Il risultato più significativo, la performance migliore, è stato il suo ultimo messaggio. Roberto Nani nella sua carriera agonistica ha saltato la trafila tradizionale delle squadre nazionali giovanili per arrivare allo sci che conta davvero. Non che abbia preso delle scorciatoie, anzi, l’esatto contrario. Fuori dal giro azzurro, forte di talento e perseveranza, è riuscito ad emergere ugualmente. Un cammino più impervio, per certi versi in solitudine, un viaggio fuori dagli schemi, una strada che l’ha comunque catapultato in Coppa del Mondo a suon di risultati.
Forse Robi ha dovuto dimostrare qualcosa di più degli altri, ha dovuto farsi spazio con maggiore determinazione, ha dovuto zittire le malelingue che non si fidavano appieno delle sue capacità. A causa di innumerevoli problemi alla schiena non lo vedevamo sulla neve dalla scorsa stagione. Solo oggi ha comunicato ufficialmente l’addio all’agonismo. Diciotto volte nei primi dieci in Coppa del Mondo, tre nei cinque. Ha partecipato a due Mondiali e ad una Olimpiade. È mancato il podio per consacrarlo forse, ma la sua lezione è stata ancora più forte. Per diversi anni ha rappresentato l’Italia del gigante, in inverni dove il livello era stratosferico, pazzesco; ha lottato con Hirscher, Ligety, Pinturault, quando si gareggiava per il quarto posto, visti questi mostri sacri imbattibili.

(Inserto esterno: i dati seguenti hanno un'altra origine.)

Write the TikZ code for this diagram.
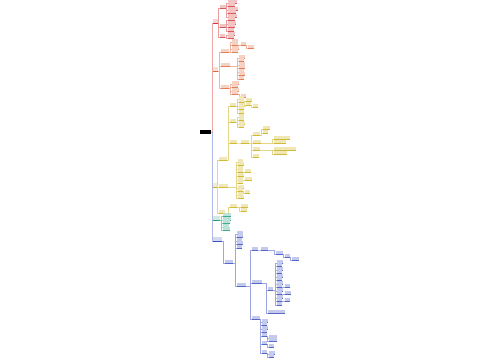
\documentclass[tikz,border=0pt]{standalone}
\definecolor{cR}{HTML}{D63B3B}
\definecolor{cO}{HTML}{DD6A38}
\definecolor{cY}{HTML}{C9AE12}
\definecolor{cG}{HTML}{1F9E7A}
\definecolor{cB}{HTML}{3A4DC0}
\tikzset{
  leaf/.style={rectangle, inner sep=0pt, minimum height=3pt, anchor=south west, draw=none},
  conn/.style={line width=0.3pt},
}
\newcommand\mn[6]{%
  \node[leaf, fill=#6!30, minimum width=#5pt] (#1) at (#3,#4) {};
  \draw[conn, #6!50] (#2.south east) -| ([xshift=-1.5pt]#1.south west) -- (#1.south west);
  \draw[#6!85, line width=0.35pt] (#1.south west) -- (#1.south east);
}
\newcommand\lone[5]{% name, x, y, w, color
  \node[leaf, fill=#5!22, minimum width=#4pt, minimum height=3.5pt] (#1) at (#2,#3) {};
  \draw[#5, line width=0.4pt] (#1.south west) -- (#1.south east);
}
\begin{document}
\begin{tikzpicture}[x=1pt,y=-1pt]
\fill[white] (0,0) rectangle (500,360);
\useasboundingbox (0,0) rectangle (500,360);
% root
\node[rectangle, fill=black, inner sep=0pt, minimum width=11pt, minimum height=4pt, anchor=south west] (root) at (200,134) {};
% level 1
\lone{A}{213}{23}{5}{cR}
\lone{B}{213}{71}{5}{cO}
\lone{C}{213}{187}{5}{cY}
\lone{D}{213}{220}{7}{cG}
\lone{E}{213}{241}{9}{cB}
\draw[conn, cR!45] (root.east) -| ([xshift=-1pt]A.south west) -- (A.south west);
\draw[conn, cR!45] (root.east) -| ([xshift=-1pt]B.south west) -- (B.south west);
\draw[conn, cB!40] (root.east) -| ([xshift=-1pt]C.south west) -- (C.south west);
\draw[conn, cB!40] (root.east) -| ([xshift=-1pt]D.south west) -- (D.south west);
\draw[conn, cB!40] (root.east) -| ([xshift=-1pt]E.south west) -- (E.south west);
% ---------- red branch A
\mn{a1}{A}{220}{8}{6}{cR}
\mn{a2}{A}{220}{27}{6}{cR}
\mn{a3}{A}{220}{37}{5}{cR}
\foreach \yy/\ww [count=\i] in {3/9,6.5/7,10/10,13.5/8,17/9} {\mn{a1\i}{a1}{228}{\yy}{\ww}{cR}}
\foreach \yy/\ww [count=\i] in {20.5/7,24/8,27.5/7,31/6} {\mn{a2\i}{a2}{228}{\yy}{\ww}{cR}}
\foreach \yy/\ww [count=\i] in {35/7,38.5/6} {\mn{a3\i}{a3}{228}{\yy}{\ww}{cR}}
% ---------- orange branch B
\mn{b1}{B}{221}{52}{8}{cO}
\mn{b2}{B}{221}{66}{9}{cO}
\mn{b3}{B}{221}{88}{8}{cO}
\foreach \yy/\ww [count=\i] in {42/6,45.5/6,49/7,52.5/6} {\mn{b1\i}{b1}{232}{\yy}{\ww}{cO}}
\mn{b1x}{b12}{241}{45.5}{5}{cO}
\mn{b1y}{b1x}{248}{48}{6}{cO}
\foreach \yy/\ww [count=\i] in {58/6,61.5/5,65/6,68.5/6,72/5,75.5/6,79/5} {\mn{b2\i}{b2}{239}{\yy}{\ww}{cO}}
\foreach \yy/\ww [count=\i] in {84/7,87.5/6,91/7,94.5/6} {\mn{b3\i}{b3}{232}{\yy}{\ww}{cO}}
\mn{b3x}{b34}{241}{97.5}{5}{cO}
% ---------- yellow branch C
\mn{c1}{C}{219}{160}{8}{cY}
\mn{c2}{C}{219}{187}{9}{cY}
\mn{c3}{C}{219}{213}{6}{cY}
\mn{c1a}{c1}{230}{106}{6}{cY}
\mn{c1b}{c1}{230}{122}{6}{cY}
\mn{c1c}{c1}{230}{143}{7}{cY}
\foreach \yy/\ww [count=\i] in {99/5,102.5/5,106/6,109.5/5,113/5} {\mn{ca\i}{c1a}{239}{\yy}{\ww}{cY}}
\mn{cax}{ca2}{246}{101.5}{6}{cY}
\mn{cay}{ca3}{246}{105.5}{5}{cY}
\mn{caz}{cay}{253}{107}{5}{cY}
\foreach \yy/\ww [count=\i] in {117/5,120.5/5,124/6,127.5/5} {\mn{cb\i}{c1b}{239}{\yy}{\ww}{cY}}
\mn{cc}{c1c}{241}{143}{8}{cY}
\mn{cc1}{cc}{253}{135}{7}{cY}
\mn{cc2}{cc}{253}{143}{8}{cY}
\mn{cc3}{cc}{253}{150}{7}{cY}
\mn{cc4}{cc}{253}{157}{6}{cY}
\mn{cc1a}{cc1}{263}{129.5}{7}{cY}
\mn{cc1b}{cc1}{263}{133}{5}{cY}
\mn{cc2a}{cc2}{274}{139.5}{16}{cY}
\mn{cc2b}{cc2}{274}{143}{12}{cY}
\mn{cc3a}{cc3}{274}{150}{22}{cY}
\mn{cc3b}{cc3}{274}{154}{13}{cY}
\foreach \yy/\ww [count=\i] in {162/5,165.5/6,169/5,172.5/5,176/6,180/5,183.5/5,188/6,191.5/5,195/5,198.5/6} {\mn{cd\i}{c2}{238}{\yy}{\ww}{cY}}
\mn{cdx}{cd4}{245}{172.5}{6}{cY}
\mn{cdy}{cd6}{245}{180.5}{7}{cY}
\mn{cdz}{cd9}{245}{193}{5}{cY}
\mn{ce}{c3}{230}{207.5}{7}{cY}
\mn{ce1}{ce}{241}{207}{7}{cY}
\mn{ce2}{ce}{241}{211}{6}{cY}
% ---------- green branch D
\foreach \yy/\ww [count=\i] in {216.5/8,220/8,223.5/7,227/6,230.5/7} {\mn{d\i}{D}{223}{\yy}{\ww}{cG}}
% ---------- blue branch E
\mn{e1}{E}{225}{263}{8}{cB}
\foreach \yy/\ww [count=\i] in {234/6,237.5/6,241/5,244.5/6,248/5} {\mn{ea\i}{e1}{237}{\yy}{\ww}{cB}}
\mn{eb}{e1}{237}{286}{9}{cB}
\mn{eb1}{eb}{252}{250}{6}{cB}
\mn{eb1a}{eb1}{261}{250}{7}{cB}
\mn{eb1b}{eb1a}{276}{254}{7}{cB}
\mn{eb1c}{eb1b}{285}{257}{5}{cB}
\mn{eb1d}{eb1c}{292}{260}{7}{cB}
\mn{eb2}{eb}{252}{283}{10}{cB}
\mn{eb2a}{eb2}{268}{290}{5}{cB}
\mn{eb2b}{eb2}{268}{313}{17}{cB}
\foreach \yy/\ww [count=\i] in {263/6,266.5/5,270/6,273.5/5,277/6,280.5/5,284/6,287.5/5,291/6,294.5/5,298/6,301.5/5,305/5} {\mn{ec\i}{eb2a}{277}{\yy}{\ww}{cB}}
\mn{ecx}{ec8}{285}{287.5}{5}{cB}
\mn{ecy}{ec10}{285}{294.5}{6}{cB}
\mn{ecz}{ec12}{285}{301.5}{5}{cB}
\mn{eb3}{eb}{252}{319}{8}{cB}
\foreach \yy/\ww [count=\i] in {322/6,325.5/5,329/6,332.5/5,336/5,344/5,353/5} {\mn{ed\i}{eb3}{262}{\yy}{\ww}{cB}}
\mn{ed5a}{ed5}{269}{338}{8}{cB}
\mn{ed5b}{ed5}{269}{341.5}{8}{cB}
\mn{ed6a}{ed6}{269}{347}{5}{cB}
\mn{ed7a}{ed7}{269}{354}{6}{cB}
\mn{ed7b}{ed7}{269}{357.5}{5}{cB}
\end{tikzpicture}
\end{document}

Robi ha sempre cercato la perfezione, curato i dettagli, studiato i particolari. Robi non si è mai accontentato, ha scovato soluzioni alternative, provato vie diverse per eccellere. E questa sua volontà è stata ritenuta a volte scomoda dai tecnici della federazione, ritenuta un attestato di poca stima. Ma così non era. Robi è uno buono, un riflessivo. Oltre che un talento. Quella maledetta schiena lo ha obbligato a frenare la sua avventura, ma la sua voglia di emergere, crescere, distinguersi rimane una lezione per tutti.